C.C. Sí, existe siempre un componente mítico importante en las narrativas nacionales porque necesitan la premisa de algún tipo de diferenciación nacional, que es casi siempre una ilusión porque, especialmente en Europa, ha habido mucho movimientos y mezclas de pueblos. La nación no puede ser definida solo por la geografía, dado que los límites nacionales han variado mucho con el paso de los siglos —incluso Reino Unido, que alega un estatus especial como “isla”, actualmente tiene unas fronteras nacionales que se remontan solo a 1922—. Se puede hacer más con el idioma, aunque existen numerosas excepciones a la especificidad de la lengua nacional, y la unidad lingüística es a menudo una imposición política. Cuando los checos y los eslovacos querían una Checoslovaquia independiente del Imperio Austro-Húngaro, se preocuparon de subrayar la similitud del checo y el eslovaco; hoy los Estados nación separados de Chequia y Eslovaquia se afanan en señalar lo diferentes que son sus lenguas. Las naciones son constructos políticos. Esto no quiere decir que la gente no crea en ellas —con fervor, a menudo de manera peligrosa— pero en momentos como el presente, en el que el excepcionalismo nacional está siendo usado con cínicos fines políticos, merece la pena recordar su artificialidad.

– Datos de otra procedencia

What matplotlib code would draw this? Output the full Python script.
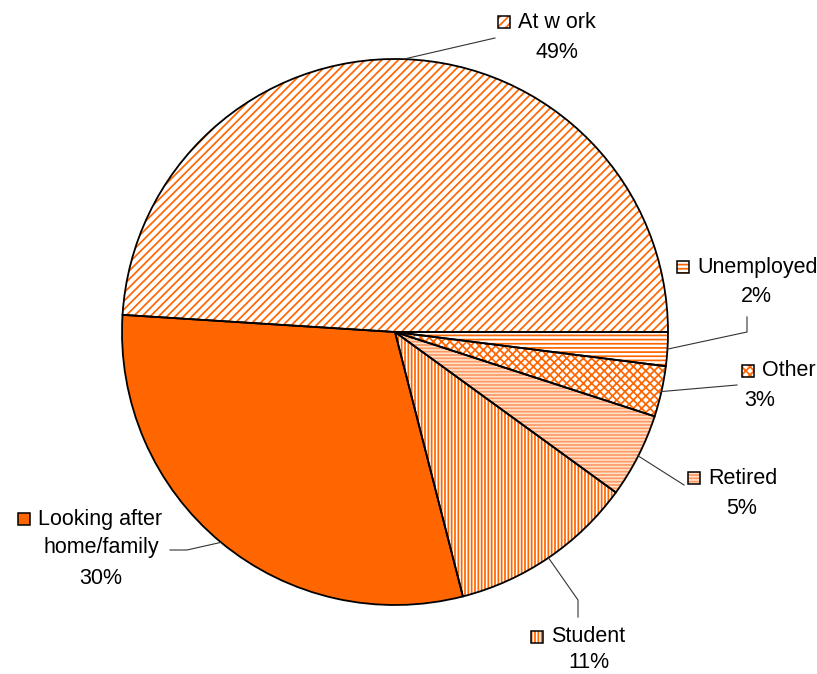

Estas narrativas conllevan una cierta reivindicación de la legitimidad de la autoridad de quien gobierna. Uno de los argumentos de los críticos de la democracia en nuestros días, de hecho, también afirma que la política, digamos la Unión Europea, por ejemplo, carece precisamente de esa legitimidad. ¿No necesitaría la Unión Europea, la democracia liberal en general, elaborar y articular ahora una narrativa propia?

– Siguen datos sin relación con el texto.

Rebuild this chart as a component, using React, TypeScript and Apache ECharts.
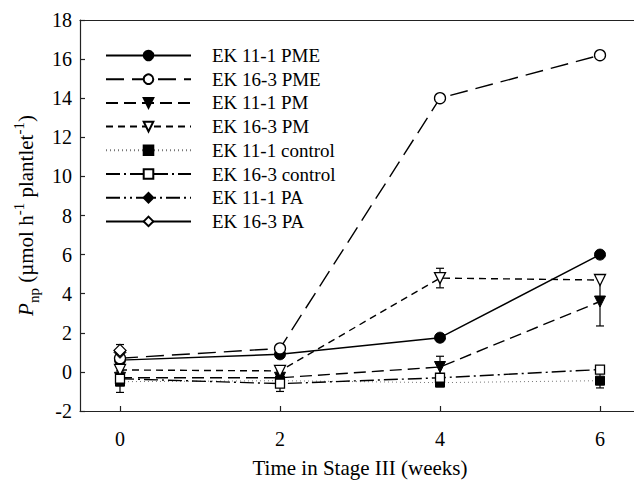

C.C. ¡Desde luego! Nos hace falta desesperadamente una narrativa que muestre a la gente la necesidad de desarrollar la solidaridad con otros pueblos de los países vecinos, de modo que podamos enfrentarnos juntos a los desafíos de la globalización. En Europa tenemos mucho a lo que recurrir en términos de una cultura y una historia común —a pesar incluso de que esto último incluye muchas guerras y hostilidades—. Pero se necesita el apoyo de los líderes políticos, y estos tienen que estar dispuestos a decir que únicamente podemos hacer frente a los problemas actuales actuando juntos en toda Europa. En lugar de esto, con frecuencia sienten la irresistible tentación de envolverse en sus banderas nacionales y culpar a otros países por todo lo que va mal. Como ciudadano británico he presenciado cómo esto sucedía cada día durante décadas, conduciendo a mi país al estúpido camino en el que se encuentra hoy. Pero es también necesario que las instituciones europeas logren hacerse relevantes y atractivas para los ciudadanos. Jacques Delors sabía cómo conseguirlo, pero muy pocos de sus sucesores lo han intentado siquiera. Quizá una de las consecuencias buenas del Brexit será enseñarles esta lección.

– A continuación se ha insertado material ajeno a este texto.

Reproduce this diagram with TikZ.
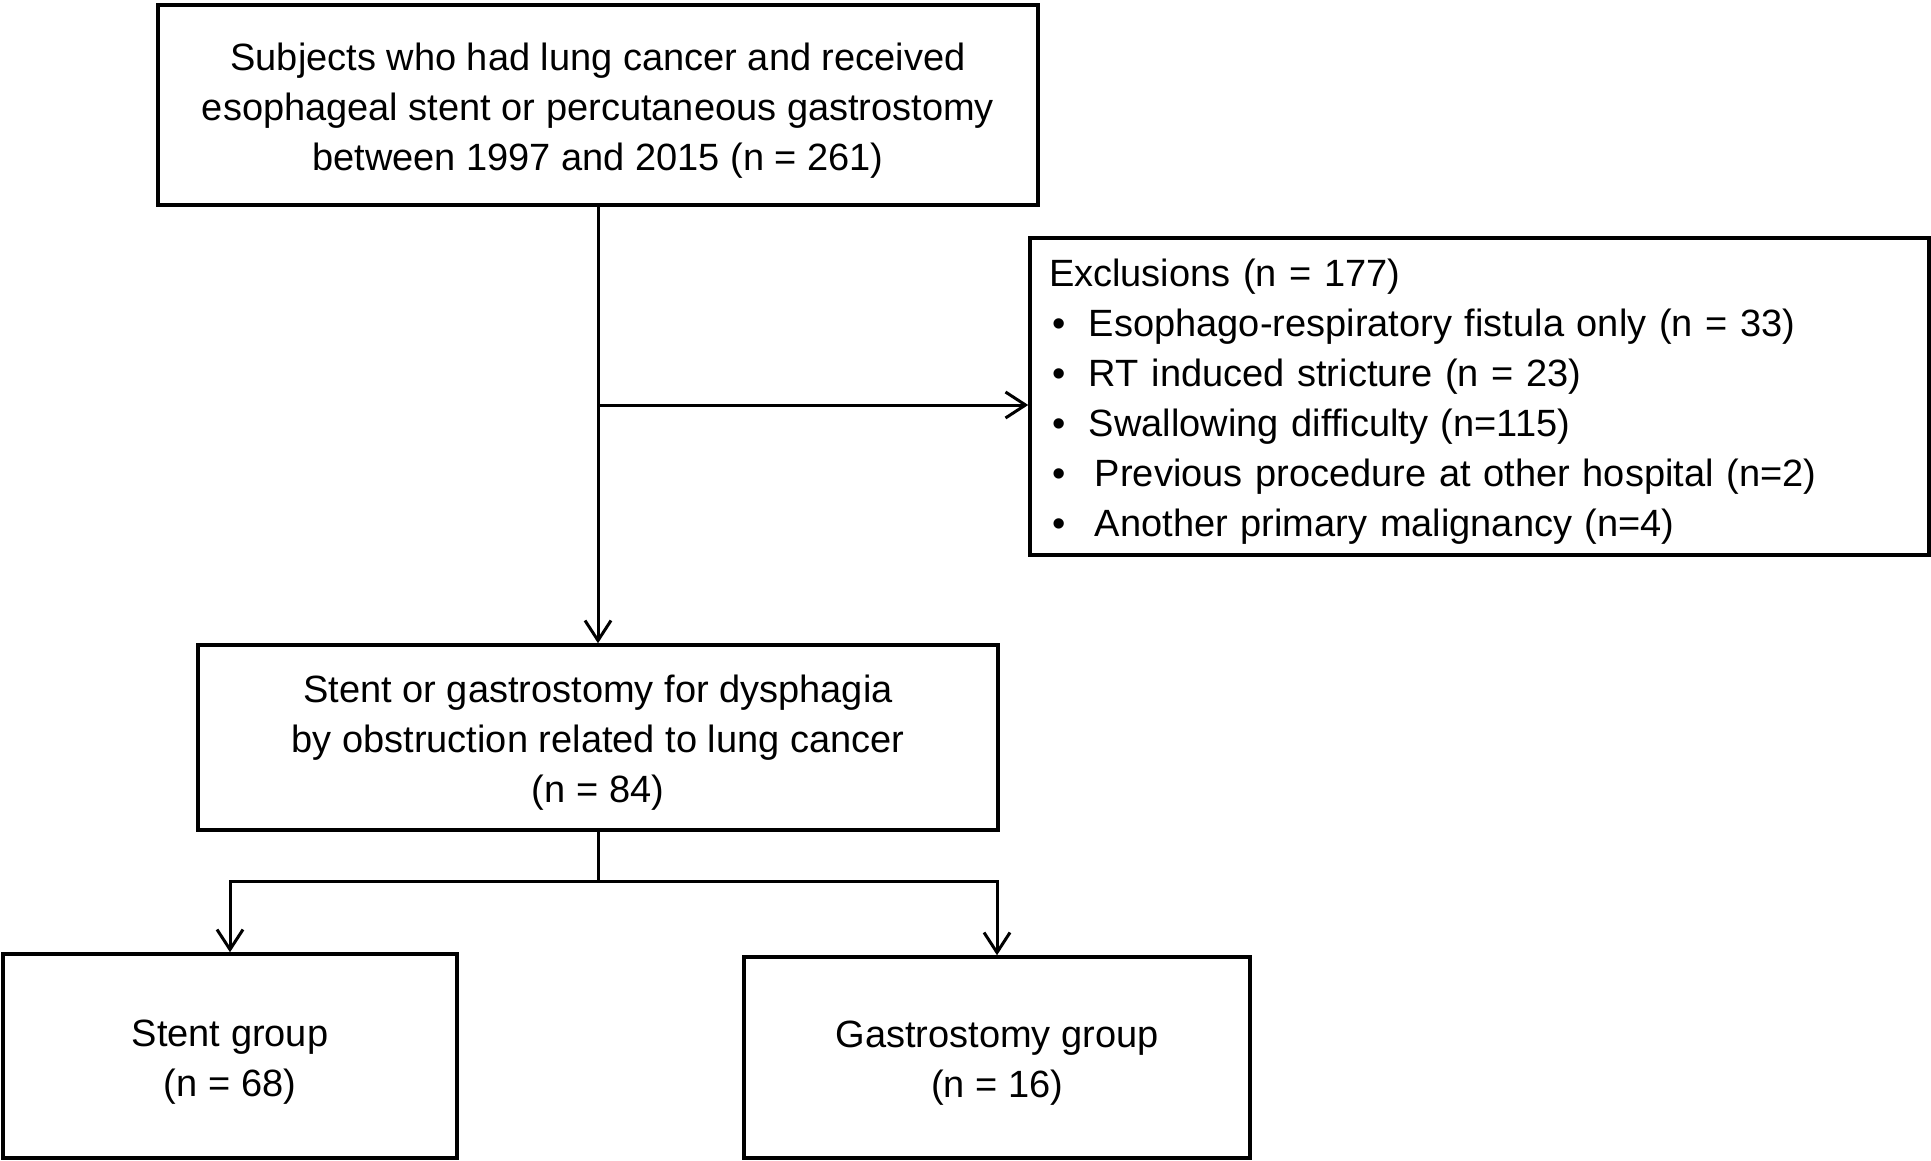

¿Son las próximas elecciones generales de Reino Unido, el 8 de junio, un triunfo ahora de la democracia o el resultado con algo de retraso de un referéndum democrático defectuoso?
C.C. No son ninguna de las dos cosas; se trata solo de una manipulación política corriente. La primera ministra —que hasta hace dos semanas había afirmado con toda seguridad que no pensaba convocar unas elecciones generales repentinas— se ha dado cuenta de dos cosas. La primera: que su ventaja personal en las encuestas de opinión sobre el líder del Partido Laborista, Jeremy Corbyn, es abultada. La segunda: la Unión Europea le ha dejado muy claro que no habrá negociaciones sobre la nueva relación de Reino Unido con Europa hasta que el acuerdo de “divorcio” se haya completado. Esto significa que para cuando llegara el momento establecido para las próximas elecciones —mayo de 2020— solo habría consecuencias negativas derivadas del Brexit. Ella no quería enfrentarse a los votantes en una situación así. La retórica con que May ha envuelto la convocatoria de improviso de estas elecciones de hecho ha sido bastante poco democrática, haciéndonos pensar en el presidente turco Recep Erdogan. Ha declarado que tras las elecciones se debe poner fin a cualquier debate sobre el Brexit en el Parlamento, y que durante las mismas no se le debería pedir que se manifieste sobre lo que está intentando conseguir en las negociaciones. El periódico que le es más leal, el Daily Mail, tenía un titular muy conciso en primera página la mañana siguiente al anuncio de las elecciones, sobre una gran fotografía de May la frase «Aplasta a los saboteadores». Esa es la atmósfera política en la Inglaterra de hoy.
¿Espera que se produzca una votación que pudiera revertir el proceso del Brexit?
C.C. No. Lo único que podría detener el Brexit sería que, al final de las negociaciones, el Gobierno concluyera que las implicaciones son demasiado negativas para soportarlas, y propusiera a la opinión pública que cambiara de opinión en un segundo referéndum. Theresa May podría hacer esto, ella quiere claramente convertir el Brexit en un éxito. No obstante, creo que es improbable. Lo que subyace tras el triunfal optimismo de los brexiteers es su creencia de que pueden reconstruir la Commonwealth británica (el antiguo imperio) como una zona comercial con base en Reino Unido. Yo pienso que esto es un delirio, pero existe una profunda corriente de nostalgia por el imperio dentro del ala romántica del Partido Conservador, que también encuentra eco en cierto sector de la población, de todas las clases sociales. Hará falta, me temo, pasar por la experiencia completa de un intento fallido para debilitar la confianza en ese sueño.